Obama-era rules required "near-certainty" that no civilians will be killed in airstrikes. Under Trump, there was a transfer of risk from military forces onto civilians. Syria, Iraq, and Afghanistan had been designated “areas of active hostility,” but drone strikes in other areas such as Yemen, Somalia, and Pakistan required high-level approval under Obama-era doctrine.
In March 2017 Trump lowered the threshold on acceptable civilian casualties from a “near certainty” of no such deaths to “reasonable certainty”. In March 2017 Trump gave the US military more authority to conduct offensive airstrikes on al-Qaida-linked militants in Somalia.
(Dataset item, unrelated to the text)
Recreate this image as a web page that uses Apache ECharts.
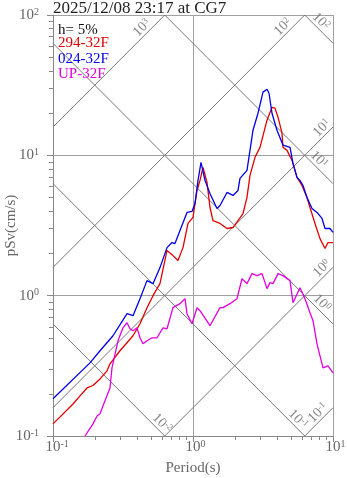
<!DOCTYPE html>
<html><head><meta charset="utf-8">
<script src="https://cdn.jsdelivr.net/npm/echarts@6/dist/echarts.min.js"></script>
<style>html,body{margin:0;padding:0;background:#fff}#c{width:347px;height:478px}</style>
</head><body><div id="c"></div>
<script>
// ---- data (period in s, pseudo velocity response in cm/s) ----
const title = '2025/12/08 23:17 at CG7';
const damping = 'h= 5%';
const seriesNames = ['294-32F', '024-32F', 'UP-32F'];
const seriesColors = ['#e00000', '#0000e6', '#e000e0'];

const period294 = [0.1, 0.139, 0.1559, 0.1749, 0.1931, 0.2167, 0.2429, 0.2553, 0.301, 0.3728, 0.4182, 0.4693, 0.5179, 0.5809, 0.6521, 0.7197, 0.7813, 0.8483, 0.921, 1.0, 1.068, 1.122, 1.179, 1.259, 1.322, 1.389, 1.559, 1.75, 1.931, 2.096, 2.276, 2.43, 2.554, 2.773, 3.01, 3.378, 3.667, 3.853, 4.047, 4.322, 4.394, 4.693, 5.095, 5.533, 6.005, 6.52, 6.85, 7.438, 8.075, 8.77, 9.21, 10];
const psv294 = [0.122, 0.169, 0.193, 0.220, 0.229, 0.255, 0.291, 0.327, 0.405, 0.518, 0.631, 0.821, 1.0, 1.218, 2.10, 1.93, 1.78, 2.20, 3.27, 3.61, 5.62, 6.63, 8.21, 6.41, 4.25, 3.43, 3.27, 3.01, 3.06, 3.43, 3.85, 5.01, 7.20, 9.68, 11.4, 17.8, 22.0, 21.7, 18.7, 14.4, 11.4, 10.85, 9.21, 6.96, 6.10, 5.01, 4.25, 3.27, 2.55, 2.17, 2.39, 2.39];

const period024 = [0.1, 0.1837, 0.2167, 0.2683, 0.3378, 0.3728, 0.4182, 0.4693, 0.5179, 0.5809, 0.6521, 0.7079, 0.7434, 0.8075, 0.9061, 0.9837, 1.0334, 1.086, 1.141, 1.218, 1.322, 1.484, 1.559, 1.75, 1.931, 2.096, 2.166, 2.43, 2.683, 2.912, 3.162, 3.378, 3.491, 3.667, 3.981, 4.394, 4.932, 5.179, 5.533, 5.81, 6.105, 6.52, 7.079, 7.687, 8.347, 8.77, 9.52, 10];
const psv024 = [0.184, 0.332, 0.405, 0.518, 0.744, 0.720, 0.952, 1.28, 1.218, 1.585, 2.20, 2.39, 2.35, 2.91, 3.92, 3.98, 4.54, 6.63, 8.91, 6.63, 5.35, 4.18, 4.39, 5.44, 5.18, 5.62, 6.85, 7.81, 15.1, 19.95, 28.2, 29.6, 27.7, 19.95, 15.1, 11.8, 11.4, 8.77, 6.96, 6.63, 6.10, 5.01, 4.18, 3.92, 3.55, 3.01, 3.01, 2.82];

const periodUP = [0.1693, 0.1931, 0.2062, 0.2167, 0.2351, 0.2553, 0.2638, 0.2912, 0.3162, 0.3378, 0.3548, 0.3728, 0.3981, 0.4182, 0.4394, 0.4693, 0.5094, 0.5533, 0.6105, 0.6521, 0.7197, 0.8075, 0.8768, 0.9061, 0.9837, 1.068, 1.122, 1.322, 1.559, 1.638, 1.837, 2.062, 2.239, 2.43, 2.639, 2.865, 3.111, 3.378, 3.548, 3.728, 4.047, 4.394, 4.932, 5.179, 5.81, 6.31, 6.85, 7.197, 7.687, 8.483, 9.21, 10];
const psvUP = [0.1, 0.122, 0.139, 0.144, 0.178, 0.220, 0.306, 0.477, 0.590, 0.641, 0.581, 0.562, 0.590, 0.501, 0.454, 0.477, 0.501, 0.501, 0.590, 0.581, 0.821, 0.877, 0.952, 0.744, 0.631, 0.821, 0.781, 0.611, 0.821, 0.821, 0.877, 0.952, 1.32, 1.218, 1.436, 1.39, 1.436, 1.122, 1.238, 1.218, 1.436, 1.39, 1.28, 0.891, 1.14, 0.952, 0.756, 0.663, 0.454, 0.306, 0.316, 0.282];

// tripartite guide levels
const accelLevels = [0.1, 1, 10, 100, 1000];      // cm/s^2
const accelLabelPeriod = [8.48, 9.06, 9.06, 4.77, 0.469];
const dispLevels = [0.01, 0.1, 1, 10, 100];       // cm
const dispLabelPeriod = [0.553, 5.18, 7.69, 7.31, 7.56];

const minorX = [0.2,0.3,0.4,0.5,0.6,0.7,0.8,0.9,2,3,4,5,6,7,8,9];
const minorY = [0.2,0.3,0.4,0.5,0.6,0.7,0.8,0.9,2,3,4,5,6,7,8,9,20,30,40,50,60,70,80,90];

// ---- chart ----
const FONT = '"Liberation Serif", "DejaVu Serif", serif';
const TXT = '#666';
const TMIN = 0.1, TMAX = 10, VMIN = 0.1, VMAX = 100;
const TWO_PI = 2 * Math.PI;

function zip(a, b) { return a.map((v, i) => [v, b[i]]); }
function expOf(v) { return Math.round(Math.log10(v)); }

const guideSeries = [];
const labelData = [];
accelLevels.forEach((a, i) => {
  const c = a / TWO_PI;               // Sv = c * T
  const t1 = Math.max(TMIN, VMIN / c), t2 = Math.min(TMAX, VMAX / c);
  if (t1 < t2) guideSeries.push({type: 'line', data: [[t1, c * t1], [t2, c * t2]]});
  const tl = accelLabelPeriod[i];
  labelData.push({value: [tl, c * tl], label: {rotate: 45, formatter: '{b|10}{s|' + expOf(a) + '}'}});
});
dispLevels.forEach((d, i) => {
  const k = d * TWO_PI;               // Sv = k / T
  const t1 = Math.max(TMIN, k / VMAX), t2 = Math.min(TMAX, k / VMIN);
  if (t1 < t2) guideSeries.push({type: 'line', data: [[t1, k / t1], [t2, k / t2]]});
  const tl = dispLabelPeriod[i];
  labelData.push({value: [tl, k / tl], label: {rotate: -45, formatter: '{b|10}{s|' + expOf(d) + '}'}});
});
guideSeries.forEach(s => Object.assign(s, {symbol: 'none', silent: true, z: 1,
  lineStyle: {color: '#777', width: 1}, animation: false}));

const richBase = {
  b: {fontSize: 15, fontFamily: FONT, color: TXT, lineHeight: 16},
  s: {fontSize: 10, fontFamily: FONT, color: TXT, verticalAlign: 'top', lineHeight: 10},
  h: {fontSize: 10, fontFamily: FONT, color: 'rgba(0,0,0,0)', verticalAlign: 'top', lineHeight: 10}
};

const dataSeries = [
  [period294, psv294], [period024, psv024], [periodUP, psvUP]
].map((p, i) => ({
  name: seriesNames[i], type: 'line', data: zip(p[0], p[1]), symbol: 'none', z: 3,
  lineStyle: {color: seriesColors[i], width: 1.3}, itemStyle: {color: seriesColors[i]}, animation: false
}));

const chart = echarts.init(document.getElementById('c'), null, {renderer: 'canvas'});
chart.setOption({
  backgroundColor: '#fff',
  animation: false,
  title: {text: title, left: 53, top: 0, padding: 0,
    textStyle: {fontFamily: FONT, fontSize: 17, fontWeight: 'normal', color: '#222'}},
  legend: {
    data: seriesNames.map((n, i) => ({name: n, textStyle: {color: seriesColors[i]}})),
    orient: 'vertical', left: 53, top: 36, padding: 0, icon: 'none', itemWidth: 0, itemHeight: 14, itemGap: 0.5,
    selectedMode: false,
    textStyle: {fontFamily: FONT, fontSize: 15, lineHeight: 14}
  },
  graphic: [{type: 'text', left: 58, top: 23, z: 10,
    style: {text: damping, font: '15px ' + FONT, fill: '#111'}}],
  grid: {left: 53, right: 14, top: 15, bottom: 42, containLabel: false, outerBoundsMode: 'none'},
  xAxis: [{
    type: 'log', logBase: 10, min: TMIN, max: TMAX,
    name: 'Period(s)', nameLocation: 'middle', nameGap: 25, nameMoveOverlap: false,
    nameTextStyle: {fontFamily: FONT, fontSize: 15, color: TXT},
    axisLine: {lineStyle: {color: '#888', width: 1}},
    axisTick: {show: true, length: 6, lineStyle: {color: '#888'}},
    axisLabel: {margin: 3, formatter: v => { const e = expOf(v); return '{h|' + e + '}{b|10}{s|' + e + '}'; }, rich: richBase, showMaxLabel: true, showMinLabel: true},
    splitLine: {show: true, lineStyle: {color: '#a0a0a0', width: 1}}
  }, {
    type: 'log', logBase: 10, min: TMIN, max: TMAX, position: 'bottom', gridIndex: 0,
    axisLine: {show: false}, axisLabel: {show: false}, splitLine: {show: false},
    axisTick: {show: true, length: 4, customValues: minorX, lineStyle: {color: '#888'}}
  }],
  yAxis: [{
    type: 'log', logBase: 10, min: VMIN, max: VMAX,
    name: 'pSv(cm/s)', nameLocation: 'middle', nameGap: 34, nameRotate: 90, nameMoveOverlap: false,
    nameTextStyle: {fontFamily: FONT, fontSize: 15, color: TXT},
    axisLine: {lineStyle: {color: '#888', width: 1}},
    axisTick: {show: true, length: 6, lineStyle: {color: '#888'}},
    axisLabel: {margin: 14, formatter: v => '{b|10}{s|' + expOf(v) + '}', rich: richBase},
    splitLine: {show: true, lineStyle: {color: '#a0a0a0', width: 1}}
  }, {
    type: 'log', logBase: 10, min: VMIN, max: VMAX, position: 'left', gridIndex: 0,
    axisLine: {show: false}, axisLabel: {show: false}, splitLine: {show: false},
    axisTick: {show: true, length: 4, customValues: minorY, lineStyle: {color: '#888'}}
  }],
  series: guideSeries.concat([{
    type: 'scatter', data: labelData, symbolSize: 1, silent: true, z: 2,
    itemStyle: {color: 'rgba(0,0,0,0)'},
    label: {show: true, position: 'inside', align: 'center', verticalAlign: 'bottom',
      rich: {b: {fontSize: 14, fontFamily: FONT, color: TXT}, s: {fontSize: 9, fontFamily: FONT, color: TXT, verticalAlign: 'top'}}},
    animation: false
  }]).concat(dataSeries)
});
</script>
</body></html>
On 31 March 2017 Sarah Sewall, undersecretary of state for civilian security, democracy and human rights during the Obama administration, said that Trump had "moved the Somalia engagement of U.S. forces from the category of more targeted uses of force to that of general hostilities.... The former category required that only those who were a direct threat to Americans could be targeted. Now they can be targeted if they’re members of an organization that’s an associated force with the perpetrators of 9/11.... the former standard of using the use of targeting according to a near certainty of not killing civilians has now been relaxed.... the laws of war still apply, so uses of force still have to be proportional and they still have to be discriminate."